▶ Directions for this task:
Omit all images. Transcribe the rest of the material below exactly.

▶ Materials provided:
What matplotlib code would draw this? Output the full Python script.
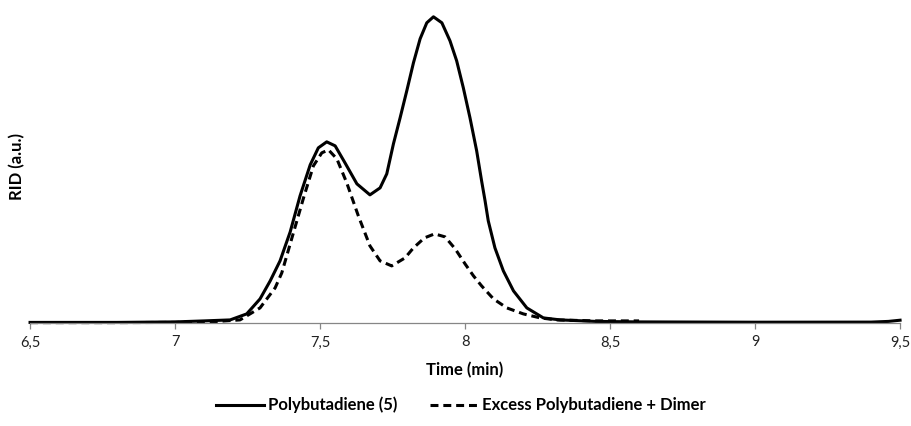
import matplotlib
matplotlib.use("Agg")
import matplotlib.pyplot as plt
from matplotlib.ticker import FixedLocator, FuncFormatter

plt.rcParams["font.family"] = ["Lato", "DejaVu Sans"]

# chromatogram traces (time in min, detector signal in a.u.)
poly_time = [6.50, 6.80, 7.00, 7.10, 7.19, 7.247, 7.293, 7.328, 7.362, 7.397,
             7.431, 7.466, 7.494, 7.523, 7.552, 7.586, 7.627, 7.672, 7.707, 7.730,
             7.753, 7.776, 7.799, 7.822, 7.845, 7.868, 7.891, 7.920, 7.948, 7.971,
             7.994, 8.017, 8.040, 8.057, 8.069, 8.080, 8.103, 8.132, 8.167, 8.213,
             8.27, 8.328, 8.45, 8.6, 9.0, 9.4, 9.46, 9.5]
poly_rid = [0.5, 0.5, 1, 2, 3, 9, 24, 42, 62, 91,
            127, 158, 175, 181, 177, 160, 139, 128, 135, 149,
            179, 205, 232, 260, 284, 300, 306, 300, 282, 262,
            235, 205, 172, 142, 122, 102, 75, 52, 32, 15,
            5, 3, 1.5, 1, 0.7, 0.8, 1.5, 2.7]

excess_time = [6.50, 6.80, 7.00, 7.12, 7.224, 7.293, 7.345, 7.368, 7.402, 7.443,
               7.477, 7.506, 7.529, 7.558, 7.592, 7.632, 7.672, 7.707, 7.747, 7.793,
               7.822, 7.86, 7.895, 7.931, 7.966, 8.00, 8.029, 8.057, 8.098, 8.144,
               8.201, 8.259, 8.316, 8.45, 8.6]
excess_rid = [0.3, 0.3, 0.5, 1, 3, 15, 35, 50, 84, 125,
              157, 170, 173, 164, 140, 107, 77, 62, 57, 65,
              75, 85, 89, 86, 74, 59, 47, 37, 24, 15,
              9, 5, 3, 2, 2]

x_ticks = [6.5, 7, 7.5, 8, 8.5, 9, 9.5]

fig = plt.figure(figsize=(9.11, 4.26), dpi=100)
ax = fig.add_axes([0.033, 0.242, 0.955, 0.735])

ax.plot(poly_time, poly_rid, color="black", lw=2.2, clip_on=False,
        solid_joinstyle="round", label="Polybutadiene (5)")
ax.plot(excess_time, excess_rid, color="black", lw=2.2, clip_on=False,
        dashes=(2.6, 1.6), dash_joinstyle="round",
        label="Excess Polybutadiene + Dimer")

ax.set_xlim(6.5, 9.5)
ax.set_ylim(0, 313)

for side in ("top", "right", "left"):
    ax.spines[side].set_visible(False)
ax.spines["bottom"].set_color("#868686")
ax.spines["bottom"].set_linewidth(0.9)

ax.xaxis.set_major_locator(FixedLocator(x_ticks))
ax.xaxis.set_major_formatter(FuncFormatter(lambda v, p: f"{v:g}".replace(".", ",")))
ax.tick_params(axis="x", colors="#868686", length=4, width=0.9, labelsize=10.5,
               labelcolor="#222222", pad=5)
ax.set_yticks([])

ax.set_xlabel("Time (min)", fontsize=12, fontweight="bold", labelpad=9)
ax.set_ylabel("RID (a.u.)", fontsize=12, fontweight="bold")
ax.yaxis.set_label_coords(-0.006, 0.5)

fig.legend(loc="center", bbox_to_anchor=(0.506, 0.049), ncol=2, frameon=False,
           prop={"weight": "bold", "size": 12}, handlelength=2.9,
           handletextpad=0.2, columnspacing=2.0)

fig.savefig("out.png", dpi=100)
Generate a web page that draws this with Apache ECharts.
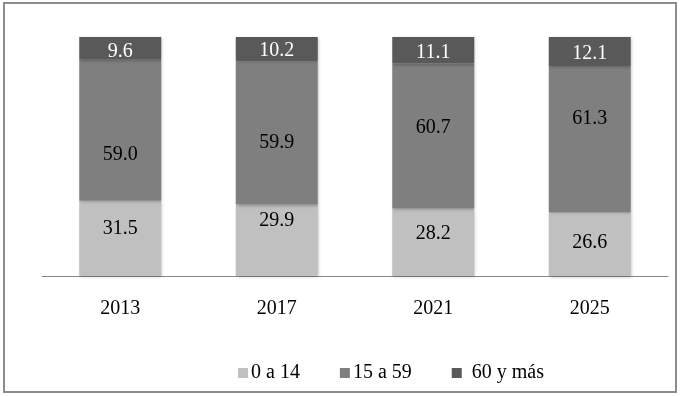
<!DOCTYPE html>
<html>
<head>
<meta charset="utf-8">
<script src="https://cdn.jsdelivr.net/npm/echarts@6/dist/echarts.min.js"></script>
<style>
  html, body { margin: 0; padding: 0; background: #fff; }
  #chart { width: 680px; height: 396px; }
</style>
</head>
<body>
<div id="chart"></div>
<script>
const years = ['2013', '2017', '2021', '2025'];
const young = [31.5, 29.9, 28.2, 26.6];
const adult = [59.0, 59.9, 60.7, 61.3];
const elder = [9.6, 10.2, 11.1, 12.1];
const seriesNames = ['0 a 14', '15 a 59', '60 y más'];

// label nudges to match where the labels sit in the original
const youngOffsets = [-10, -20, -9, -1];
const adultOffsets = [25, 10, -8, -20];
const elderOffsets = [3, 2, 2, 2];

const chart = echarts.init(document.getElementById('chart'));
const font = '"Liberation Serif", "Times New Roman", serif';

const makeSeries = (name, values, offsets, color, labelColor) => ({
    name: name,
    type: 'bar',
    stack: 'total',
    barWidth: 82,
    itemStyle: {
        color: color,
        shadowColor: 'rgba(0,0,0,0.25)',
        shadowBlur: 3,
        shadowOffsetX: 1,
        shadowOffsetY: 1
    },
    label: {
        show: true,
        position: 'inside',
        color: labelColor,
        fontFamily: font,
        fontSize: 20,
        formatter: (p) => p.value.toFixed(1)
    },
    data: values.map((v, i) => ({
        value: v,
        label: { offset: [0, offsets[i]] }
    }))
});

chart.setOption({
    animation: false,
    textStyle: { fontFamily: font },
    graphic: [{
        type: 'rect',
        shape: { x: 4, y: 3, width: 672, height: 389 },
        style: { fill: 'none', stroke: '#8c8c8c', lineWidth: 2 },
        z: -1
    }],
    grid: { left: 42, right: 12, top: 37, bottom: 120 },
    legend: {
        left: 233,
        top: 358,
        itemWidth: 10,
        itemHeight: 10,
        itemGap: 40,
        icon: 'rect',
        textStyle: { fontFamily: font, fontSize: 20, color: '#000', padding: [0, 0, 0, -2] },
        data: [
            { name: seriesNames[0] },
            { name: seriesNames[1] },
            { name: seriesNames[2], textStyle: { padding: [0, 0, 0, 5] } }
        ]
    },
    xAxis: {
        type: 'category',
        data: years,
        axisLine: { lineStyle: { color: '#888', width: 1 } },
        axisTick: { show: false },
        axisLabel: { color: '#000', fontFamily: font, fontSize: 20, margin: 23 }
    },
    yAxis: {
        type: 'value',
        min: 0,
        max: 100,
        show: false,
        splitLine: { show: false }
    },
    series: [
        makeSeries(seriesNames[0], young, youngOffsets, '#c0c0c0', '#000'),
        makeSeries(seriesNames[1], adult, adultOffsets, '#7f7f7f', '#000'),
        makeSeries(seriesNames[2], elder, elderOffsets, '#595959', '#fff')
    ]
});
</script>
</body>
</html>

▶ Answer to this exercise:
What matplotlib code would draw this? Output the full Python script.
import matplotlib
matplotlib.use("Agg")
import matplotlib.pyplot as plt
from matplotlib.ticker import FixedLocator, FuncFormatter

plt.rcParams["font.family"] = ["Lato", "DejaVu Sans"]

# chromatogram traces (time in min, detector signal in a.u.)
poly_time = [6.50, 6.80, 7.00, 7.10, 7.19, 7.247, 7.293, 7.328, 7.362, 7.397,
             7.431, 7.466, 7.494, 7.523, 7.552, 7.586, 7.627, 7.672, 7.707, 7.730,
             7.753, 7.776, 7.799, 7.822, 7.845, 7.868, 7.891, 7.920, 7.948, 7.971,
             7.994, 8.017, 8.040, 8.057, 8.069, 8.080, 8.103, 8.132, 8.167, 8.213,
             8.27, 8.328, 8.45, 8.6, 9.0, 9.4, 9.46, 9.5]
poly_rid = [0.5, 0.5, 1, 2, 3, 9, 24, 42, 62, 91,
            127, 158, 175, 181, 177, 160, 139, 128, 135, 149,
            179, 205, 232, 260, 284, 300, 306, 300, 282, 262,
            235, 205, 172, 142, 122, 102, 75, 52, 32, 15,
            5, 3, 1.5, 1, 0.7, 0.8, 1.5, 2.7]

excess_time = [6.50, 6.80, 7.00, 7.12, 7.224, 7.293, 7.345, 7.368, 7.402, 7.443,
               7.477, 7.506, 7.529, 7.558, 7.592, 7.632, 7.672, 7.707, 7.747, 7.793,
               7.822, 7.86, 7.895, 7.931, 7.966, 8.00, 8.029, 8.057, 8.098, 8.144,
               8.201, 8.259, 8.316, 8.45, 8.6]
excess_rid = [0.3, 0.3, 0.5, 1, 3, 15, 35, 50, 84, 125,
              157, 170, 173, 164, 140, 107, 77, 62, 57, 65,
              75, 85, 89, 86, 74, 59, 47, 37, 24, 15,
              9, 5, 3, 2, 2]

x_ticks = [6.5, 7, 7.5, 8, 8.5, 9, 9.5]

fig = plt.figure(figsize=(9.11, 4.26), dpi=100)
ax = fig.add_axes([0.033, 0.242, 0.955, 0.735])

ax.plot(poly_time, poly_rid, color="black", lw=2.2, clip_on=False,
        solid_joinstyle="round", label="Polybutadiene (5)")
ax.plot(excess_time, excess_rid, color="black", lw=2.2, clip_on=False,
        dashes=(2.6, 1.6), dash_joinstyle="round",
        label="Excess Polybutadiene + Dimer")

ax.set_xlim(6.5, 9.5)
ax.set_ylim(0, 313)

for side in ("top", "right", "left"):
    ax.spines[side].set_visible(False)
ax.spines["bottom"].set_color("#868686")
ax.spines["bottom"].set_linewidth(0.9)

ax.xaxis.set_major_locator(FixedLocator(x_ticks))
ax.xaxis.set_major_formatter(FuncFormatter(lambda v, p: f"{v:g}".replace(".", ",")))
ax.tick_params(axis="x", colors="#868686", length=4, width=0.9, labelsize=10.5,
               labelcolor="#222222", pad=5)
ax.set_yticks([])

ax.set_xlabel("Time (min)", fontsize=12, fontweight="bold", labelpad=9)
ax.set_ylabel("RID (a.u.)", fontsize=12, fontweight="bold")
ax.yaxis.set_label_coords(-0.006, 0.5)

fig.legend(loc="center", bbox_to_anchor=(0.506, 0.049), ncol=2, frameon=False,
           prop={"weight": "bold", "size": 12}, handlelength=2.9,
           handletextpad=0.2, columnspacing=2.0)

fig.savefig("out.png", dpi=100)
Generate a web page that draws this with Apache ECharts.
<!DOCTYPE html>
<html>
<head>
<meta charset="utf-8">
<script src="https://cdn.jsdelivr.net/npm/echarts@6/dist/echarts.min.js"></script>
<style>
  html, body { margin: 0; padding: 0; background: #fff; }
  #chart { width: 680px; height: 396px; }
</style>
</head>
<body>
<div id="chart"></div>
<script>
const years = ['2013', '2017', '2021', '2025'];
const young = [31.5, 29.9, 28.2, 26.6];
const adult = [59.0, 59.9, 60.7, 61.3];
const elder = [9.6, 10.2, 11.1, 12.1];
const seriesNames = ['0 a 14', '15 a 59', '60 y más'];

// label nudges to match where the labels sit in the original
const youngOffsets = [-10, -20, -9, -1];
const adultOffsets = [25, 10, -8, -20];
const elderOffsets = [3, 2, 2, 2];

const chart = echarts.init(document.getElementById('chart'));
const font = '"Liberation Serif", "Times New Roman", serif';

const makeSeries = (name, values, offsets, color, labelColor) => ({
    name: name,
    type: 'bar',
    stack: 'total',
    barWidth: 82,
    itemStyle: {
        color: color,
        shadowColor: 'rgba(0,0,0,0.25)',
        shadowBlur: 3,
        shadowOffsetX: 1,
        shadowOffsetY: 1
    },
    label: {
        show: true,
        position: 'inside',
        color: labelColor,
        fontFamily: font,
        fontSize: 20,
        formatter: (p) => p.value.toFixed(1)
    },
    data: values.map((v, i) => ({
        value: v,
        label: { offset: [0, offsets[i]] }
    }))
});

chart.setOption({
    animation: false,
    textStyle: { fontFamily: font },
    graphic: [{
        type: 'rect',
        shape: { x: 4, y: 3, width: 672, height: 389 },
        style: { fill: 'none', stroke: '#8c8c8c', lineWidth: 2 },
        z: -1
    }],
    grid: { left: 42, right: 12, top: 37, bottom: 120 },
    legend: {
        left: 233,
        top: 358,
        itemWidth: 10,
        itemHeight: 10,
        itemGap: 40,
        icon: 'rect',
        textStyle: { fontFamily: font, fontSize: 20, color: '#000', padding: [0, 0, 0, -2] },
        data: [
            { name: seriesNames[0] },
            { name: seriesNames[1] },
            { name: seriesNames[2], textStyle: { padding: [0, 0, 0, 5] } }
        ]
    },
    xAxis: {
        type: 'category',
        data: years,
        axisLine: { lineStyle: { color: '#888', width: 1 } },
        axisTick: { show: false },
        axisLabel: { color: '#000', fontFamily: font, fontSize: 20, margin: 23 }
    },
    yAxis: {
        type: 'value',
        min: 0,
        max: 100,
        show: false,
        splitLine: { show: false }
    },
    series: [
        makeSeries(seriesNames[0], young, youngOffsets, '#c0c0c0', '#000'),
        makeSeries(seriesNames[1], adult, adultOffsets, '#7f7f7f', '#000'),
        makeSeries(seriesNames[2], elder, elderOffsets, '#595959', '#fff')
    ]
});
</script>
</body>
</html>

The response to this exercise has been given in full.